***** The records *****
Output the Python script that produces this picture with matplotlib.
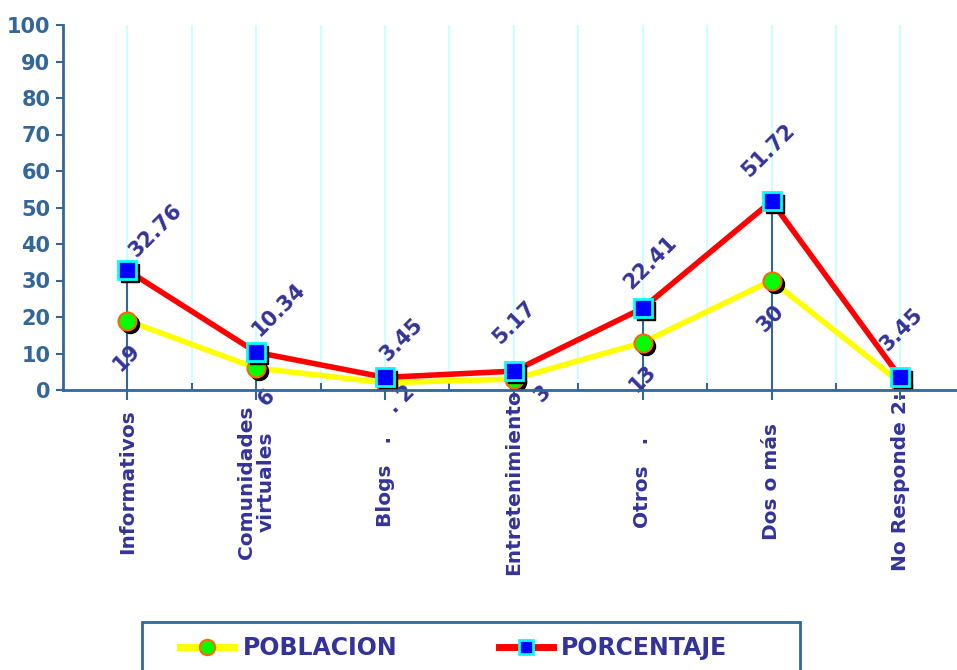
import matplotlib

matplotlib.use("Agg")
import matplotlib.pyplot as plt
import numpy as np
from matplotlib.lines import Line2D
from matplotlib.patches import Rectangle
from matplotlib.transforms import blended_transform_factory, offset_copy

categories = ["Informativos", "Comunidades\nvirtuales", "Blogs   .", "Entretenimiento",
              "Otros   .", "Dos o más", "No Responde 2:"]
poblacion = [19, 6, 2, 3, 13, 30, 2]
porcentaje = [32.76, 10.34, 3.45, 5.17, 22.41, 51.72, 3.45]
pob_labels = ["19", "6", ". 2", "3", "13", "30", ""]
pct_labels = ["32.76", "10.34", "3.45", "5.17", "22.41", "51.72", "3.45"]
yticks = list(range(0, 101, 10))

# label placement in pixels relative to the point (layout only)
pct_offsets = [(28, 40), (23, 43), (16, 38), (0, 49), (8, 46), (-3, 51), (1, 48)]
pob_offsets = [(-1, -37), (10, -30), (16, -17), (29, -15), (0, -36), (-1, -38), (0, -37)]

AXIS = "#336699"
NAVY = "#333399"
GRID = "#CCFFFF"

W, H = 957, 670
fig = plt.figure(figsize=(W / 100, H / 100), dpi=100)
ax = fig.add_axes([63 / W, (H - 390) / H, (W - 63) / W, 365 / H])

x = np.arange(len(categories))
ax.set_xlim(-0.5, len(categories) - 0.56)
ax.set_ylim(0, 100)

# light vertical grid at categories and boundaries
ax.vlines(np.arange(0, len(categories)), 0, 100, color=GRID, lw=1.5, zorder=1)
ax.vlines(np.arange(0.5, len(categories) - 1, 1.0), 0, 100, color=GRID, lw=1.5, zorder=1)

# drop lines
tops = np.maximum(poblacion, porcentaje)
ax.vlines(x, 0, tops, color=AXIS, lw=1.5, zorder=2)

shadow = offset_copy(ax.transData, fig=fig, x=3, y=-3, units="dots")

# POBLACION
ax.plot(x, poblacion, color="#FFFF00", lw=4, zorder=3, solid_joinstyle="round")
ax.plot(x, poblacion, "o", ms=13, color="black", mec="black", transform=shadow, zorder=3.5)
ax.plot(x, poblacion, "o", ms=13, mfc="#00FF00", mec="#FF6600", mew=1.5, zorder=4)

# PORCENTAJE
ax.plot(x, porcentaje, color="#FF0000", lw=4, zorder=5, solid_joinstyle="round")
ax.plot(x, porcentaje, "s", ms=13, color="black", mec="black", transform=shadow, zorder=5.5)
ax.plot(x, porcentaje, "s", ms=13, mfc="#0000FF", mec="#00FFFF", mew=2, zorder=6)

for i in range(len(categories)):
    ax.annotate(pct_labels[i], (x[i], porcentaje[i]), xytext=pct_offsets[i],
                textcoords="offset pixels", rotation=45, ha="center", va="center",
                fontsize=15, fontweight="bold", color=NAVY, zorder=7)
    if pob_labels[i]:
        ax.annotate(pob_labels[i], (x[i], poblacion[i]), xytext=pob_offsets[i],
                    textcoords="offset pixels", rotation=45, ha="center", va="center",
                    fontsize=15, fontweight="bold", color=NAVY, zorder=7)

# axes styling
for s in ["top", "right"]:
    ax.spines[s].set_visible(False)
for s in ["left", "bottom"]:
    ax.spines[s].set_color(AXIS)
    ax.spines[s].set_linewidth(2)
    ax.spines[s].set_zorder(8)

ax.set_yticks(yticks)
ax.tick_params(axis="y", colors=AXIS, length=5, width=1.5, pad=4, labelsize=15)
for t in ax.get_yticklabels():
    t.set_fontweight("bold")

ax.set_xticks(x)
ax.set_xticklabels([])
ax.tick_params(axis="x", which="major", direction="out", length=7, width=1.5, color=AXIS)
ax.set_xticks(np.arange(0.5, len(categories) - 1, 1.0), minor=True)
ax.tick_params(axis="x", which="minor", direction="in", length=5, width=1.5, color=AXIS)

trans = blended_transform_factory(ax.transData, ax.transAxes)
for i, name in enumerate(categories):
    ax.text(x[i], -0.252, name, transform=trans, rotation=90, ha="center", va="center",
            multialignment="center", fontsize=14.5, fontweight="bold", color=NAVY,
            linespacing=1.0)

# legend, with its box drawn separately (it runs off the bottom edge)
fig.patches.append(Rectangle((142 / W, -0.02), (800 - 142) / W, (H - 622) / H + 0.02,
                             transform=fig.transFigure, fill=False,
                             edgecolor=AXIS, lw=2))
handles = [
    Line2D([], [], color="#FFFF00", lw=5, marker="o", ms=11, mfc="#00FF00", mec="#FF6600", mew=1.5),
    Line2D([], [], color="#FF0000", lw=5, marker="s", ms=10, mfc="#0000FF", mec="#00FFFF", mew=2),
]
leg = fig.legend(handles, ["POBLACION", "PORCENTAJE"], ncol=2,
                 loc="center left", bbox_to_anchor=(180 / W, (H - 648) / H),
                 prop={"size": 17, "weight": "bold"}, frameon=False,
                 borderpad=0, handlelength=2.3, handletextpad=0.35, columnspacing=4.3,
                 borderaxespad=0)
for t in leg.get_texts():
    t.set_color(NAVY)

fig.savefig("out.png", dpi=100)
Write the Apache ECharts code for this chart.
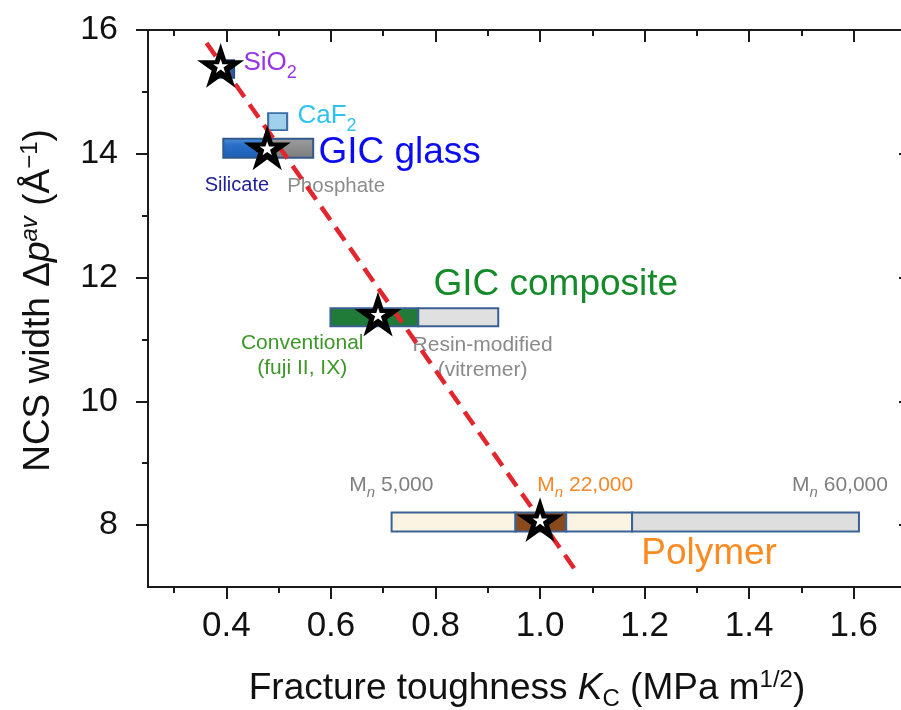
*****
Problem requirements:
Only the number is wanted: how many lines in the data include the string "this"?

Worked solution:
2